Still, if Moore's main point was that Alabama law is based upon the principles in the Ten Commandments, isn't it also based on those other documents as well? That's the idea, says Gov. Bob Riley. "Just as the Ten Commandments are exhibited in similar displays in the U.S. Supreme Court and in our nation's Capitol building, I feel it is important to display them in our Capitol, as well," he said. "Visitors to Montgomery can now read and learn about those historical documents upon which our system of laws rests."

In related news, Arkansas judge David Pake has changed the Ten Commandments display on his courtroom law, adding the Declaration of Independence, selections from the codes of Hammurabi and Justinian, and quotes from British legal scholar Sir William Blackstone. Polk County, Florida, yesterday installed a 7-foot granite monument that includes the Ten Commandments, along with 11 other documents. That monument is being unveiled today. Other commandments controversies around the country keep rolling along, too.

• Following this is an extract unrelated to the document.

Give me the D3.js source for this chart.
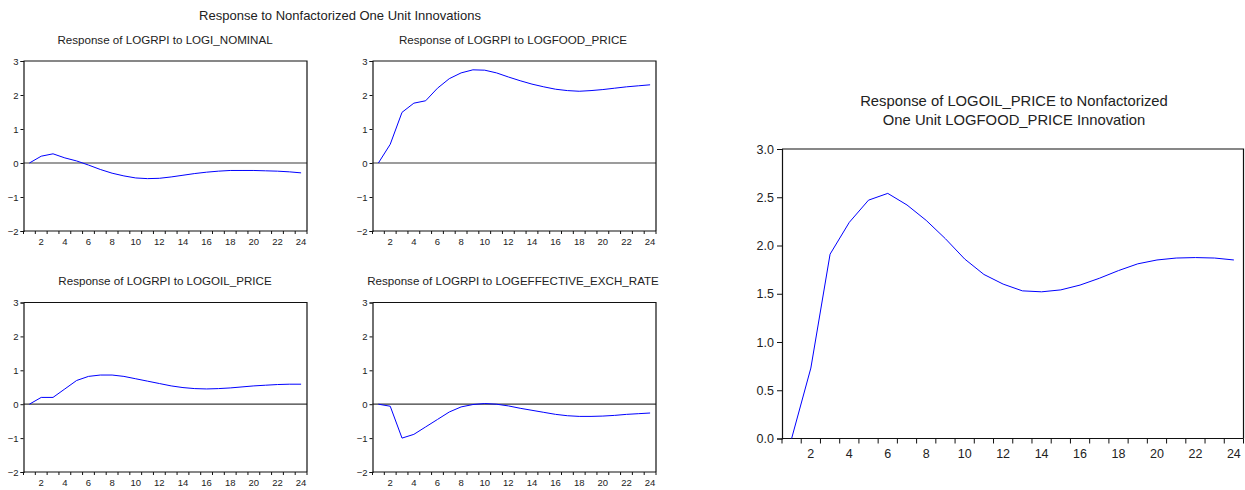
<!DOCTYPE html>
<html>
<head>
<meta charset="utf-8">
<script src="https://cdn.jsdelivr.net/npm/d3@7"></script>
<style>
  html, body { margin: 0; padding: 0; background: #fff; }
  svg { display: block; font-family: "Liberation Sans", Arial, sans-serif; }
</style>
</head>
<body>
<svg id="chart" width="1245" height="490"></svg>
<script>
// ---------- data ----------
const periods = d3.range(1, 25);
const xTickLabels = [2, 4, 6, 8, 10, 12, 14, 16, 18, 20, 22, 24];
const smallYTicks = [-2, -1, 0, 1, 2, 3];
const bigYTicks = [0.0, 0.5, 1.0, 1.5, 2.0, 2.5, 3.0];

const mainTitle = "Response to Nonfactorized One Unit Innovations";
const panelTitles = [
  "Response of LOGRPI to LOGI_NOMINAL",
  "Response of LOGRPI to LOGFOOD_PRICE",
  "Response of LOGRPI to LOGOIL_PRICE",
  "Response of LOGRPI to LOGEFFECTIVE_EXCH_RATE"
];
const bigTitle = ["Response of LOGOIL_PRICE to Nonfactorized", "One Unit LOGFOOD_PRICE Innovation"];

const respINominal = [0, 0.20, 0.27, 0.15, 0.06, -0.06, -0.19, -0.30, -0.38, -0.44, -0.46, -0.45,
  -0.41, -0.36, -0.31, -0.27, -0.24, -0.22, -0.22, -0.22, -0.23, -0.24, -0.26, -0.29];
const respFoodPrice = [0, 0.55, 1.49, 1.76, 1.83, 2.20, 2.48, 2.65, 2.74, 2.73, 2.65, 2.53,
  2.42, 2.32, 2.24, 2.17, 2.13, 2.11, 2.13, 2.16, 2.20, 2.24, 2.27, 2.30];
const respOilPrice = [0, 0.20, 0.20, 0.45, 0.70, 0.82, 0.86, 0.86, 0.82, 0.75, 0.68, 0.61,
  0.54, 0.49, 0.46, 0.45, 0.46, 0.48, 0.51, 0.54, 0.56, 0.58, 0.59, 0.59];
const respExchRate = [0, -0.06, -1.00, -0.89, -0.67, -0.45, -0.23, -0.08, -0.01, 0.02, 0.00, -0.05,
  -0.12, -0.18, -0.24, -0.30, -0.34, -0.36, -0.36, -0.35, -0.33, -0.30, -0.28, -0.26];
const respOilToFood = [0, 0.73, 1.91, 2.24, 2.47, 2.54, 2.42, 2.26, 2.07, 1.86, 1.70, 1.60,
  1.53, 1.52, 1.54, 1.59, 1.66, 1.74, 1.81, 1.85, 1.87, 1.875, 1.87, 1.85];

// ---------- drawing ----------
const svg = d3.select("#chart");
const TXT = "#222";

svg.append("text").attr("x", 340).attr("y", 20).attr("text-anchor", "middle")
  .attr("font-size", 13).attr("fill", TXT).text(mainTitle);

function drawPanel(o) {
  const x = d3.scaleLinear().domain([0.5, 24.5]).range([o.left, o.right]);
  const y = d3.scaleLinear().domain(o.yDomain).range([o.bottom, o.top]);
  const g = svg.append("g");

  // title
  o.title.forEach((t, i) => {
    g.append("text").attr("x", o.titleX).attr("y", o.titleY + i * o.titleLH)
      .attr("text-anchor", "middle").attr("font-size", o.titleSize).attr("fill", TXT).text(t);
  });

  // zero line
  if (o.zeroLine) {
    g.append("line").attr("x1", o.left).attr("x2", o.right)
      .attr("y1", y(0)).attr("y2", y(0)).attr("stroke", "#3a3a3a").attr("stroke-width", 1.2);
  }

  // frame: top and right
  g.append("path")
    .attr("d", `M${o.left},${o.top}H${o.right}V${o.bottom}`)
    .attr("fill", "none").attr("stroke", "#111").attr("stroke-width", 1.2);

  // y axis
  const yAxis = d3.axisLeft(y).tickValues(o.yTicks).tickSize(o.tick).tickPadding(o.pad)
    .tickFormat(o.yFmt);
  const ya = g.append("g").attr("transform", `translate(${o.left},0)`).call(yAxis);
  ya.select(".domain").attr("stroke", "#111").attr("stroke-width", 1.2);
  ya.selectAll(".tick line").attr("stroke", "#111");
  ya.selectAll("text").attr("font-size", o.tickSize).attr("fill", TXT)
    .attr("font-family", "Liberation Sans, Arial, sans-serif");

  // x axis: tick marks at half periods, labels at even periods
  const xa = g.append("g").attr("transform", `translate(0,${o.bottom})`);
  xa.append("line").attr("x1", o.left).attr("x2", o.right).attr("y1", 0).attr("y2", 0)
    .attr("stroke", "#111").attr("stroke-width", 1.2);
  const tickPos = d3.range(0.5, 25, 1);
  xa.selectAll("line.tk").data(tickPos).join("line").attr("class", "tk")
    .attr("x1", d => x(d)).attr("x2", d => x(d)).attr("y1", 0).attr("y2", o.tick)
    .attr("stroke", "#111");
  xa.selectAll("text").data(xTickLabels).join("text")
    .attr("x", d => x(d)).attr("y", o.xLabelDy).attr("text-anchor", "middle")
    .attr("font-size", o.tickSize).attr("fill", TXT).text(d => d);

  // line
  const line = d3.line().x((d, i) => x(periods[i])).y(d => y(d));
  g.append("path").datum(o.values).attr("d", line)
    .attr("fill", "none").attr("stroke", "#0000ff").attr("stroke-width", 1);
}

const small = {
  yDomain: [-2, 3], yTicks: smallYTicks, yFmt: d3.format("d"),
  tick: 3, pad: 2, tickSize: 9.5, titleSize: 11.6, titleLH: 0, zeroLine: true, xLabelDy: 14
};

drawPanel(Object.assign({}, small, {
  left: 23.5, right: 307, top: 61, bottom: 231,
  title: [panelTitles[0]], titleX: 165, titleY: 44, values: respINominal
}));
drawPanel(Object.assign({}, small, {
  left: 372.5, right: 656, top: 61, bottom: 231,
  title: [panelTitles[1]], titleX: 513, titleY: 44, values: respFoodPrice
}));
drawPanel(Object.assign({}, small, {
  left: 23.5, right: 307, top: 302.5, bottom: 472,
  title: [panelTitles[2]], titleX: 165, titleY: 285, values: respOilPrice
}));
drawPanel(Object.assign({}, small, {
  left: 372.5, right: 656, top: 302.5, bottom: 472,
  title: [panelTitles[3]], titleX: 513, titleY: 285, values: respExchRate
}));

drawPanel({
  left: 782, right: 1243.5, top: 149, bottom: 438.5,
  yDomain: [0, 3], yTicks: bigYTicks, yFmt: d3.format(".1f"),
  tick: 5, pad: 3, tickSize: 12.5, titleSize: 14.8, titleLH: 18.5, zeroLine: false, xLabelDy: 19,
  title: bigTitle, titleX: 1014, titleY: 106, values: respOilToFood
});
</script>
</body>
</html>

California forestry service drops firefighter chaplains
Faced with a lawsuit from six state firefighters, the California Department of Forestry and Fire Protection has dropped its chaplain program. The complaining officers objected to the two-year-old program, saying chaplains should not be allowed to wear religious pins on their uniforms and should not be allowed to conduct Christian prayers at fire sites and graduation ceremonies.

The California Department of Forestry and Fire Protection now agrees, and says firefighters may only conduct moments of silence. Religion must be left off duty, and firefighters cannot use their uniforms during any ministry activity. The department will also pay the six plaintiffs $45,500 to cover legal fees.

"We believe this is the way to go: to separate any appearance of sponsorship of religion in the department," department spokeswoman Karen Terrill told the Los Angeles Times. "We stress that we will not prevent religious discussions or exchanges, but it will not be done on CDF time."

Passion rhetoric heats up
The New Yorker isn't offering online Peter J. Boyer's article "The Jesus War," but some quotes from Mel Gibson in defense of his Passion film are making the rounds. The chief line is his defense of Anne Catherine Emmerich, the early 18th-century stigmatic and ecstatic nun whose The Dolorous Passion of Our Lord Jesus Christ has apparently been so influential to the film.

"Why are they calling her a Nazi? Because modern secular Judaism wants to blame the Holocaust on the Catholic Church. And it's revisionism. And they've been working on that one for a while."

"To me, this [comment] is classic anti-Semitism," Anti-Defamation League head Abraham Foxman, one of the chief Jewish critics of the film, told the New York Daily News. "I think [Gibson] is on the fringes of anti-Semitism." (Is that better or worse than being in the mainstream of anti-Semitism? Does it make him an extreme anti-Semite? What's Foxman saying?)